(Code that draws figures)

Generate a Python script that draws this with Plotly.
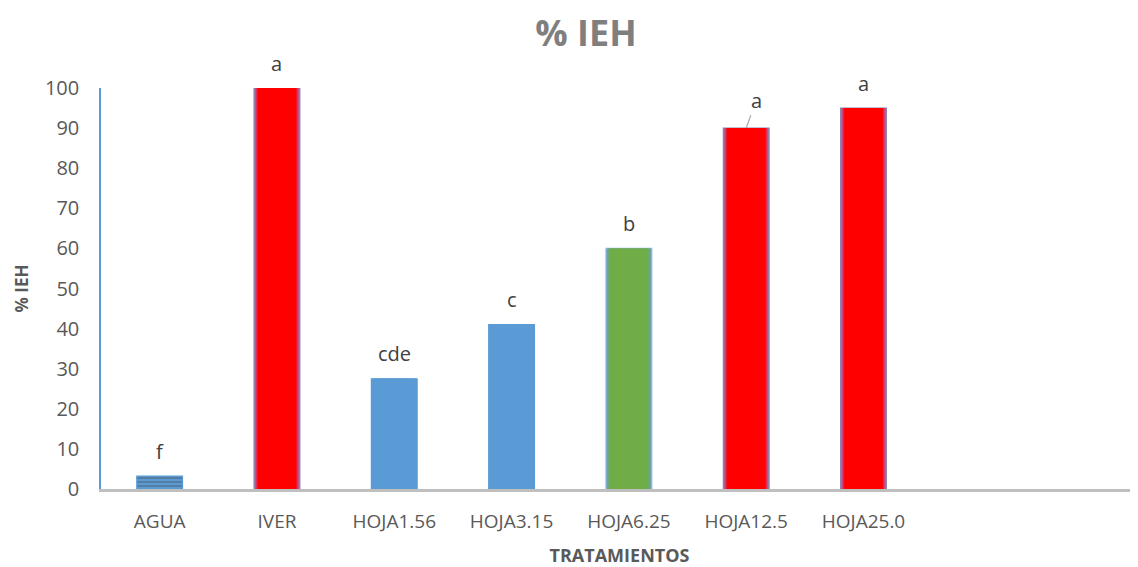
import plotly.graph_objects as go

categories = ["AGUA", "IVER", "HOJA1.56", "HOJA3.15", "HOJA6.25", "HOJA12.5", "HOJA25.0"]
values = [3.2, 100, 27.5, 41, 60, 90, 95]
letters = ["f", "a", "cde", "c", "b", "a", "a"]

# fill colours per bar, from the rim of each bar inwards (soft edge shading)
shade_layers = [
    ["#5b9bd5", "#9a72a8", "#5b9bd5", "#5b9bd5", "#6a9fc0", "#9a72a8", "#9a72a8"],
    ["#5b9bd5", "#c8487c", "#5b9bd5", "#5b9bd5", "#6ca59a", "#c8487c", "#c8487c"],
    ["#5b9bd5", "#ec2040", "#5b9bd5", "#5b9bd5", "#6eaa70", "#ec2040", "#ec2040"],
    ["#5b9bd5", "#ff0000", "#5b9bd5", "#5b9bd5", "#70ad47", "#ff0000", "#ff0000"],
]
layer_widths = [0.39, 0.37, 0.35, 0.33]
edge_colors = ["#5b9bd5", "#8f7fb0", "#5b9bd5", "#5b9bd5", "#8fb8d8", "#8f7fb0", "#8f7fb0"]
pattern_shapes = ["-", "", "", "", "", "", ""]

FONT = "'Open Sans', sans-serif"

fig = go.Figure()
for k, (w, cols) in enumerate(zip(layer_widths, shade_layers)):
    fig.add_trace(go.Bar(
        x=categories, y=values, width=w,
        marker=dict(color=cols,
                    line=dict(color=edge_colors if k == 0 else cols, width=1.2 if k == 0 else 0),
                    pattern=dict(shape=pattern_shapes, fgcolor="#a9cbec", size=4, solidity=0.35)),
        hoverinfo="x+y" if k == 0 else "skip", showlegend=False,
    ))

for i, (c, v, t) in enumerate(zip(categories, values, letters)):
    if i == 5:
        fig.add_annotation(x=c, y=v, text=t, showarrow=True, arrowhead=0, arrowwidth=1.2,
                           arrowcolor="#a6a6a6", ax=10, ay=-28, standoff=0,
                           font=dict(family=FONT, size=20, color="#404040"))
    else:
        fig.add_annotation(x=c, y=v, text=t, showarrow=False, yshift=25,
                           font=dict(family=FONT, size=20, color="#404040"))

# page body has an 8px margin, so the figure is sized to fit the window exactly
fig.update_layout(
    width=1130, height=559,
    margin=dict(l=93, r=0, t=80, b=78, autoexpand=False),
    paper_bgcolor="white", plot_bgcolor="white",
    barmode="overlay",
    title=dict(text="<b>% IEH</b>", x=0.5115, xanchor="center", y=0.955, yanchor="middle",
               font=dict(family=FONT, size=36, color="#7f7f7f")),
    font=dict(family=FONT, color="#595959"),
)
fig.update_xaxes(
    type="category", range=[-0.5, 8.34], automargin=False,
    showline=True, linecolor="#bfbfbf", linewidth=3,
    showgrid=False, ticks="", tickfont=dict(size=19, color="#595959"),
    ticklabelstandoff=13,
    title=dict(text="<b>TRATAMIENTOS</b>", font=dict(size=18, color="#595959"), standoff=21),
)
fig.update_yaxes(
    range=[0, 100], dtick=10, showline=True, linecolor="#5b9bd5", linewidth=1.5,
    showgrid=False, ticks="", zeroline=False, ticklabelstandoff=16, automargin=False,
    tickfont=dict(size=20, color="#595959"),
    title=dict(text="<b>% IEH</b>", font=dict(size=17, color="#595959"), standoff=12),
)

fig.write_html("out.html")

--

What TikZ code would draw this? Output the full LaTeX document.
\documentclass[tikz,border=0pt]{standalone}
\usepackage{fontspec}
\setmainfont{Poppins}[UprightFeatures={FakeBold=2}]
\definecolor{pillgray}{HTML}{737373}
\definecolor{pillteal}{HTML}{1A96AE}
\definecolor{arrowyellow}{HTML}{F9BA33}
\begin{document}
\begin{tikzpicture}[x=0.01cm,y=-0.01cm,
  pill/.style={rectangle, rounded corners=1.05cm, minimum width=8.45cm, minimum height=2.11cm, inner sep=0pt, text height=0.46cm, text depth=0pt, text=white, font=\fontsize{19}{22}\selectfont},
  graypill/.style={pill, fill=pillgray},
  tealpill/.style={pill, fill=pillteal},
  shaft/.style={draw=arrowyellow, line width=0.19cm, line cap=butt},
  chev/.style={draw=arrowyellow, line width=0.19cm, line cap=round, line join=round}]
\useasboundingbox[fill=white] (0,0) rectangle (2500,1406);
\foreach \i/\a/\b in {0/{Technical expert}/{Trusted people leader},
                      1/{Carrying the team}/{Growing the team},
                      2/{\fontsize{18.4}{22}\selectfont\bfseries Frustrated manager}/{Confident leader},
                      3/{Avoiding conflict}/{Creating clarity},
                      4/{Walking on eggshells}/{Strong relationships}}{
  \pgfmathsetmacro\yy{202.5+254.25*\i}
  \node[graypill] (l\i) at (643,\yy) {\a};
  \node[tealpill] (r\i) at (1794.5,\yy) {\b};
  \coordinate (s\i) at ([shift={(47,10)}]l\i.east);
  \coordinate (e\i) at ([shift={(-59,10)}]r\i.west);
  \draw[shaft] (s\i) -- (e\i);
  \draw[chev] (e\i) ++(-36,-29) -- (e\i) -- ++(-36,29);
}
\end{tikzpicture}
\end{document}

**GIVEN EXERCISE**
Collect each line containing the string "this".

**WRITTEN ANSWER**
Generate a Python script that draws this with Plotly.
What TikZ code would draw this? Output the full LaTeX document.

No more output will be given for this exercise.